Jacob Chansley screams “freedom” inside the U.S. Senate chamber on Jan. 6, 2021.
Win McNamee / Getty Images
QAnon Shaman sues Trump for $40 trillion
When you’re able to storm the Capitol, you probably think you can do anything. For Jacob Chansley — otherwise known as Arizona’s infamous QAnon Shaman — that apparently means thinking you’re the rightful president of the United States.
Chansley said as much in a self-authored lawsuit, consisting of one paragraph that runs on page after page, filed in Maricopa County Superior Court in September. Among the defendants: Donald Trump (on whom Chansley has turned), the Federal Reserve, Israel and T-Mobile. All Chansley is asking for is $40 trillion and to be named the leader of the “New Constitutional Republic of the United States.”

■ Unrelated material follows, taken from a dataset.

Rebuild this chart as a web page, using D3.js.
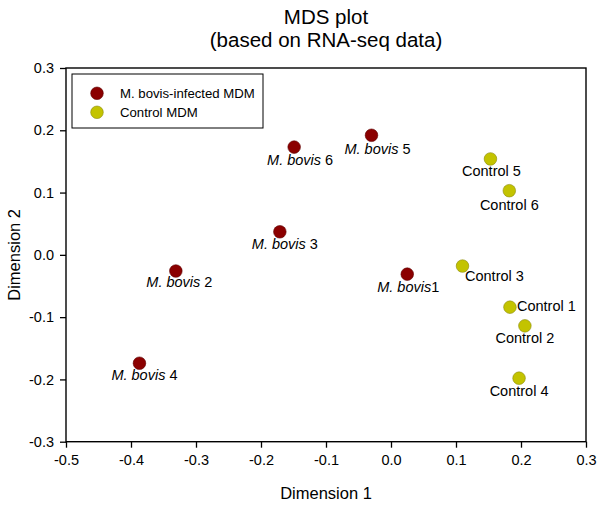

Despite its format, the lawsuit makes for quite the read. In it, Chansley claims that the NSA spied on him and catfished him as the actress Michelle Rodriguez, that the movies “Avatar” and “The Dark Knight” stole his ideas and that “all radio stations and most of their DJ’s are a part of the intelligence community.” We’d love to see where this one goes, but unfortunately, the lawsuit is currently on the court’s dismissal calendar.
Avondale City Council member Jeannette Garcia.
Avondale city councilmember accused of kidnapping
Earlier this year, MAGA devotee and Avondale City Councilmember Jeannette Garcia made headlines by accusing Tom Hanks of being a “pedo,” though she attempted to walk it back in the face of widespread condemnation. What goes around comes around, it seems, because in November, Garcia was accused of her own (non-sexual) misdeeds with a child.
In an anonymous lawsuit, a father who worked with Garcia at Turning Point USA said Garcia drunkenly propositioned him last year as they celebrated Republican election wins. When he declined, he claims, Garcia conspired to abduct his teen daughter from their house under the guise of being concerned for her. Per the lawsuit, the daughter was not returned to him until the next day.
Garcia forcefully denied the lawsuit’s allegations on social media, but has not responded in court. There’s a chance this story winds up as one of the craziest of 2026, too.